_DATA:_
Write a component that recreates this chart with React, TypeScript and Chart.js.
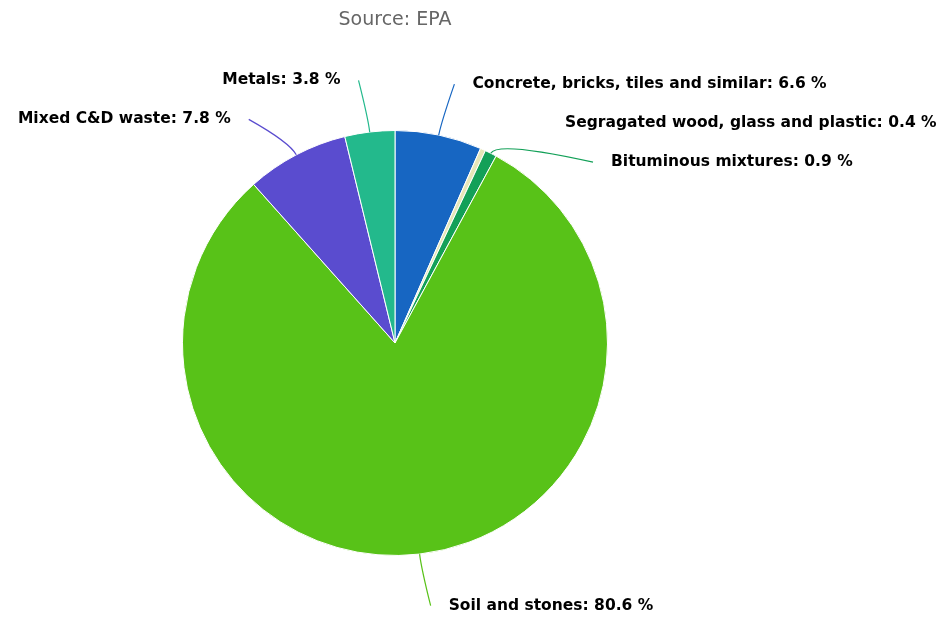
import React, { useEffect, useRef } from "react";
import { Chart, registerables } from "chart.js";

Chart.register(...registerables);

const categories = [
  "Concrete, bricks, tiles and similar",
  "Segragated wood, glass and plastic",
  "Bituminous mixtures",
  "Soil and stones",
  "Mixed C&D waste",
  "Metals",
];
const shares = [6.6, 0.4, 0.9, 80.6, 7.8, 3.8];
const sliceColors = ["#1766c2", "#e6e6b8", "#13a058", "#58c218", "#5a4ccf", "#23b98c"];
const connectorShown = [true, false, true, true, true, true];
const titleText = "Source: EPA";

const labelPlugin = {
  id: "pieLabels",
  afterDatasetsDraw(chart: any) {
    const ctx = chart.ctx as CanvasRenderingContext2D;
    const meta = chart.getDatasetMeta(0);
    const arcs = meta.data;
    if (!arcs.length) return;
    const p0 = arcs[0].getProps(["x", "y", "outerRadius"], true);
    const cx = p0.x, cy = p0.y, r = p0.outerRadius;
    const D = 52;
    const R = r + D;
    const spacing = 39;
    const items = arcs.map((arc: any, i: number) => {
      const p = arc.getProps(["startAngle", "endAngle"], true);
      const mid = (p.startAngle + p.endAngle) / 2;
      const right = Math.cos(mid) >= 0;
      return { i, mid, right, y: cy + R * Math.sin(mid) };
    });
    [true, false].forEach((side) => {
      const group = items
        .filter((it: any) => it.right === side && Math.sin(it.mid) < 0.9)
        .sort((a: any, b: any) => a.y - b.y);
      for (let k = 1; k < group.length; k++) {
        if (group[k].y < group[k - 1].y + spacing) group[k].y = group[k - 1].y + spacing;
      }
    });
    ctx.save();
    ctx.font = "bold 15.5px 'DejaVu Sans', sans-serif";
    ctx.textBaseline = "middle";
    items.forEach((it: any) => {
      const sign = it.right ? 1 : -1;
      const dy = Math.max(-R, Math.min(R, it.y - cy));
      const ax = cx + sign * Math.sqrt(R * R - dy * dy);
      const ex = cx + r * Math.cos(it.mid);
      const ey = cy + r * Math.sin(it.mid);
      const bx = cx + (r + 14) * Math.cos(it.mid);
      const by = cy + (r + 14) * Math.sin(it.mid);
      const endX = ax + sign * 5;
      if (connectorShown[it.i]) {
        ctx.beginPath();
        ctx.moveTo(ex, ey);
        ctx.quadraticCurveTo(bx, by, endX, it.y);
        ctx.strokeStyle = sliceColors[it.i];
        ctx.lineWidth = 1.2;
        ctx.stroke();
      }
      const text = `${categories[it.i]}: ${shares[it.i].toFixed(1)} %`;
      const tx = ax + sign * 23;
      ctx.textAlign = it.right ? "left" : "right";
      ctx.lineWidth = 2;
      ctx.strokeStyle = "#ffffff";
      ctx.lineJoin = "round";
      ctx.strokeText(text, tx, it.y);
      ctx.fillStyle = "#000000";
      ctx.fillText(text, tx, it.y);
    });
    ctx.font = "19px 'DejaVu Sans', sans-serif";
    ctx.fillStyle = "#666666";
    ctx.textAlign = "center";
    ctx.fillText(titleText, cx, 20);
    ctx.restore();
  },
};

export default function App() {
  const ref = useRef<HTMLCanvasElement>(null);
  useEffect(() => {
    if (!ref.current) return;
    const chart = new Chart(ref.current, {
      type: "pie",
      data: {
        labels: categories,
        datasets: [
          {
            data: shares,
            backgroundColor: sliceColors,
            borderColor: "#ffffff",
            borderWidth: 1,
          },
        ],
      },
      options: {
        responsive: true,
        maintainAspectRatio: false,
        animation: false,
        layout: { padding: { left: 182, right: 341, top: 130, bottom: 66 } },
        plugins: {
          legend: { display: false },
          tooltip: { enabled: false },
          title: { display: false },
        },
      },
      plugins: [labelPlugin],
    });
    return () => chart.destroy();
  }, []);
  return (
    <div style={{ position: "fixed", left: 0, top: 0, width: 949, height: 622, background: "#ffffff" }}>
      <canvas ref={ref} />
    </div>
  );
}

_STATED GOAL:_ Copy out every line holding the string "React".

_EXERCISE OUTPUT:_
Write a component that recreates this chart with React, TypeScript and Chart.js.
import React, { useEffect, useRef } from "react";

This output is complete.